Blocage des hommes vis-à-vis des femmes juge
Alors pourquoi la présence des femmes dans l’appareil judiciaire mauritanien est-elle si controversée ? Pour Oumama Mint Cheikh Sidya « ce sont avant tout les hommes qui font un blocage sur cette question. Les plus radicaux affirment que des textes dans l’islam interdiraient aux femmes d’exercer les fonctions de juge. Or, les hommes et les femmes ont les mêmes compétences. Donc, je ne vois pas pourquoi une femme ne pourrait pas être magistrate », rétorque-t-elle.
Il faut dire qu’Oumama Mint Cheikh Sidya n’a pas froid aux yeux. Et quand elle veut quelque chose, elle ne lâche rien. Issue d’une famille aisée, elle a effectué ses études primaires au Maroc.
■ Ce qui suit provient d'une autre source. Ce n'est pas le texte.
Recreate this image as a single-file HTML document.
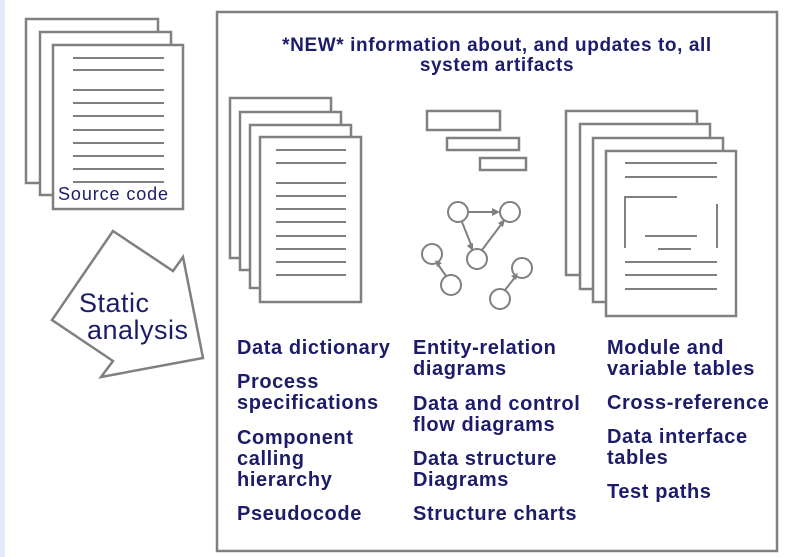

Puis décroche son baccalauréat à Nouakchott. Là aussi, elle arrive en seconde position parmi les meilleurs bacheliers du pays. Elle se lance dans des études d’anglais, décroche son Deug et travaille comme traductrice pour la société civile. Mais elle refuse d’en rester là et se réinscrit en faculté de droit. Puis devient une brillante avocate, avant d’exercer plusieurs fonctions dans des banques privées. Son ambition la pousse à aller de nouveau plus loin. Elle intègre le ministère de la Justice, au service des marchés financiers publics, qui lui ouvre les portes de la magistrature.
Ce parcours sans faute de la première magistrate de Mauritanie n’est pas surprenant. Son grand-père aussi a été parmi les premiers magistrats du pays. Elle a notamment suivi les traces de sa maman, première Mauritanienne à avoir décroché le brevet arabe, qui a aussi exercé des responsabilités au ministère de la Femme. « Maintenant j’aimerai que ma fille aînée, qui étudie à l’école polytechnique, suive également mes pas ». Les parcours sans faute, c’est visiblement une histoire de famille chez Oumama Mint Cheikh Sidya.